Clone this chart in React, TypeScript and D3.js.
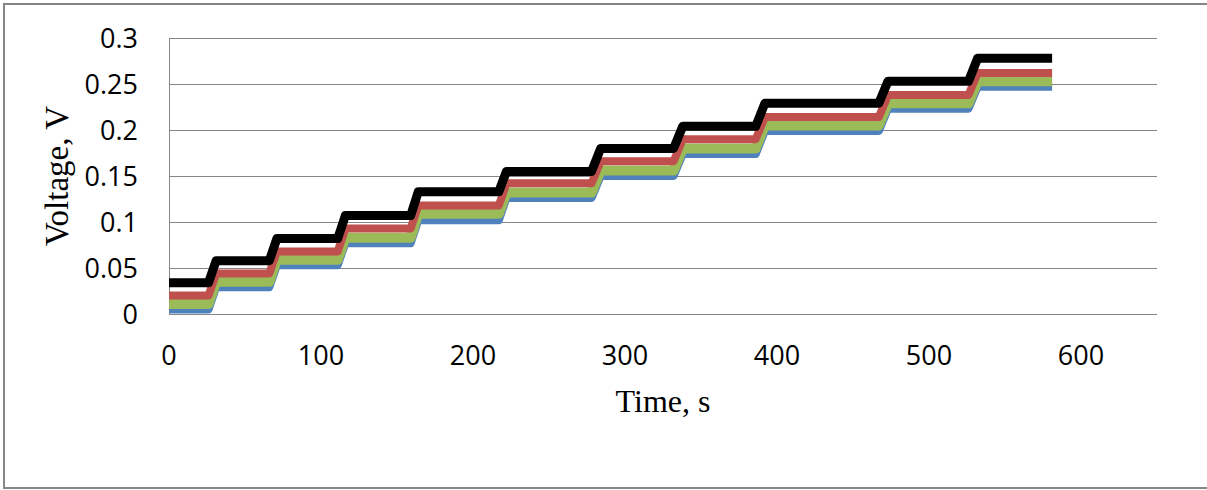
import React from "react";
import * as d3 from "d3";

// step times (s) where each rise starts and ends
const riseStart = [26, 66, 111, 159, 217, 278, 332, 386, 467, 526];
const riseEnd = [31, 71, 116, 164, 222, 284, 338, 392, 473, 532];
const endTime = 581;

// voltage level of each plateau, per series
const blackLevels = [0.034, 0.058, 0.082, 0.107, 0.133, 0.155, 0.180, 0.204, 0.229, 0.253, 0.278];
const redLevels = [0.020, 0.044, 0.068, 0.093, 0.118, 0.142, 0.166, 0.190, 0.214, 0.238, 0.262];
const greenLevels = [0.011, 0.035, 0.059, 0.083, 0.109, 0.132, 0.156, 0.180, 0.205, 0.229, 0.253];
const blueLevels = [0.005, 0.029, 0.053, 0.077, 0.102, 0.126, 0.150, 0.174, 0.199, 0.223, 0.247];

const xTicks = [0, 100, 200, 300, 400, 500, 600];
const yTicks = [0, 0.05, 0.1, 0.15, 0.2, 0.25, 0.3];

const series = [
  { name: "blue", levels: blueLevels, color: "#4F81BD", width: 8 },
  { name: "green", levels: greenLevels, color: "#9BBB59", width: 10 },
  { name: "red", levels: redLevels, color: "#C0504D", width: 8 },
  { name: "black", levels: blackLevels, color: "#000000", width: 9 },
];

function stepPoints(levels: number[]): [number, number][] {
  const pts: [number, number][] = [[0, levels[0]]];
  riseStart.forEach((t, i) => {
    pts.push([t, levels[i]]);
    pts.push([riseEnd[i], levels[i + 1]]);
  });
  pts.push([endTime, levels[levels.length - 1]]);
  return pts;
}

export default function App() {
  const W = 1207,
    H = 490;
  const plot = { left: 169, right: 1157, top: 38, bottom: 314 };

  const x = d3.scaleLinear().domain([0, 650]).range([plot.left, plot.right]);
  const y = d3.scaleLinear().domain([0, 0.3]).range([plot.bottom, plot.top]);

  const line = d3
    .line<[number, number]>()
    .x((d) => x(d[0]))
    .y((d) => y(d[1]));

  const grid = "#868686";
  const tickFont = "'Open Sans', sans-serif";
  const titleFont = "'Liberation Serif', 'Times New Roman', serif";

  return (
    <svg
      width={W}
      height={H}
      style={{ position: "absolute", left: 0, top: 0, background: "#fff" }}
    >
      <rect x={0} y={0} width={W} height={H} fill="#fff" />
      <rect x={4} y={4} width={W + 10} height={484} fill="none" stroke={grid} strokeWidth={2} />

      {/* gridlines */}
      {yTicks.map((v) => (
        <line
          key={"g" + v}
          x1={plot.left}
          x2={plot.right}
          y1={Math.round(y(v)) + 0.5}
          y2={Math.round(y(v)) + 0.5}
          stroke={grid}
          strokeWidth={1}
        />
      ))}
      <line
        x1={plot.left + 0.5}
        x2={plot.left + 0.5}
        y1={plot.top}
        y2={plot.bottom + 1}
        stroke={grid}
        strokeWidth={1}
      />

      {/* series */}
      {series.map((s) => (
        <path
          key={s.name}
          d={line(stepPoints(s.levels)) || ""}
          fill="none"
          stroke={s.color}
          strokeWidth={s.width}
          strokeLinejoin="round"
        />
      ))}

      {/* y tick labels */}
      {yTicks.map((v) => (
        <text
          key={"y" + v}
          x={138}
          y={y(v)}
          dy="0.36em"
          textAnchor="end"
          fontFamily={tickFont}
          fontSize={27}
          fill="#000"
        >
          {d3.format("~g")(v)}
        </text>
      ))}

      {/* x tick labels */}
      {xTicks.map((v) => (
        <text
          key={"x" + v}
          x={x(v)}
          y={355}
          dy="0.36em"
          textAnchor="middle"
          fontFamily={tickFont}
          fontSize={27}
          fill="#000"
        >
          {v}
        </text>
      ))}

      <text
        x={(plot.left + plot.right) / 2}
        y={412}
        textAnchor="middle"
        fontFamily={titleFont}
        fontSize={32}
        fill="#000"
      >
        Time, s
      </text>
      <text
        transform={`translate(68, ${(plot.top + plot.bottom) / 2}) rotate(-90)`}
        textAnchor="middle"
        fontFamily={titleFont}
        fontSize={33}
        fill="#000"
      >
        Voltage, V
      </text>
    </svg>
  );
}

::::::::

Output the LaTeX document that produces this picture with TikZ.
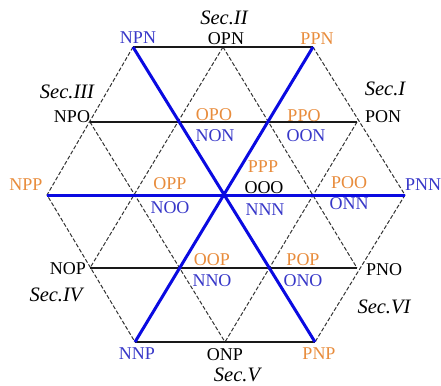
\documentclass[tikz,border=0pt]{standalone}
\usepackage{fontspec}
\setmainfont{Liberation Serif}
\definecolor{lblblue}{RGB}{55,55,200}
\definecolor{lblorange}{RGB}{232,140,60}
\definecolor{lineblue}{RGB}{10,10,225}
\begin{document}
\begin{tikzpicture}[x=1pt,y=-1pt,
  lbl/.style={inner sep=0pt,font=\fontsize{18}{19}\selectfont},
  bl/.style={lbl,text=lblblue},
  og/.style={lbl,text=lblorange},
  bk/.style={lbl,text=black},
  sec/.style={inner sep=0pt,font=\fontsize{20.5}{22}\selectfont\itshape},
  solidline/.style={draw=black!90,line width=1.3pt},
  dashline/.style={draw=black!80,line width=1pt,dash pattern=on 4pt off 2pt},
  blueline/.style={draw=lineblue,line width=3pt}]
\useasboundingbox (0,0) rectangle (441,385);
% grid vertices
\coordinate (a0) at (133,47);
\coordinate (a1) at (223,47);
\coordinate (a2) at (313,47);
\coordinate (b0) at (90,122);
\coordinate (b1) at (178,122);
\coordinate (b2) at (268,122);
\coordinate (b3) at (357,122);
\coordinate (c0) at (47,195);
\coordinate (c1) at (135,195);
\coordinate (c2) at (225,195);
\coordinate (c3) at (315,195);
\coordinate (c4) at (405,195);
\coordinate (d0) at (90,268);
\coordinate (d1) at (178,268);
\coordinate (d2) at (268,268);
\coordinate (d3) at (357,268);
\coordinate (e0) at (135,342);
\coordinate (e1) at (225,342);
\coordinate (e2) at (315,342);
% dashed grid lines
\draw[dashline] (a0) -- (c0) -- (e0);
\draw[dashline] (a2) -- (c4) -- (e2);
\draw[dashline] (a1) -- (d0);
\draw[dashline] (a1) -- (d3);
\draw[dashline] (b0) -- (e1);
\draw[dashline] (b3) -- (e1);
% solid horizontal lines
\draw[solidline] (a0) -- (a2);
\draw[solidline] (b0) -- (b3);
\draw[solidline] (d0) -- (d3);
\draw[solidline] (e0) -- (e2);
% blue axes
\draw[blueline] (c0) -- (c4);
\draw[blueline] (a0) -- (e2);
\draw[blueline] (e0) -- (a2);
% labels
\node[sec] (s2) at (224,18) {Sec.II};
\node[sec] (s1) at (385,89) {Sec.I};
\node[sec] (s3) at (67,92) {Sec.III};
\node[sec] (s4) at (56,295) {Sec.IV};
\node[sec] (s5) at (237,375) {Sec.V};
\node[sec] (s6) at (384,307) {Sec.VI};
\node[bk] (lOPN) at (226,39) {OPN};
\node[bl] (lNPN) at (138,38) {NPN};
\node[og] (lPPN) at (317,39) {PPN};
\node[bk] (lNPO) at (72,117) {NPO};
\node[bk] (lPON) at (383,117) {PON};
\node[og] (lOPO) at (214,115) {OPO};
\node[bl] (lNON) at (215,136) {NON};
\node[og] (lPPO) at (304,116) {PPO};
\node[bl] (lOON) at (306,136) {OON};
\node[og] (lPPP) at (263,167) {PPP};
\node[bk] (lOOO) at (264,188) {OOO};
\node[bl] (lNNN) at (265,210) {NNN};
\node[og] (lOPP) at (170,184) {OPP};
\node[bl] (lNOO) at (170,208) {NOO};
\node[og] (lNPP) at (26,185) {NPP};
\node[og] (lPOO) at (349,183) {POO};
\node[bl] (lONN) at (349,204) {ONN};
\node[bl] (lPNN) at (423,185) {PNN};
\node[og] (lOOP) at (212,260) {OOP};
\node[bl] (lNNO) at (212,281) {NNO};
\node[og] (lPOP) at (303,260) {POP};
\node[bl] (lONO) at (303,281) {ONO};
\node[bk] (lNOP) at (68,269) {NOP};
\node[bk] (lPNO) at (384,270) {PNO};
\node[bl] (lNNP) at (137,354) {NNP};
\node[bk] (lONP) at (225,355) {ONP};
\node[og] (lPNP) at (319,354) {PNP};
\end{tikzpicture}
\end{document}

::::::::

Exercise task
Starting at the line with "Clone this chart" and ending at the line with "import * as", copy each line exactly, both ends included. Do not copy the pictures.

Exercise answer
Clone this chart in React, TypeScript and D3.js.
import React from "react";
import * as d3 from "d3";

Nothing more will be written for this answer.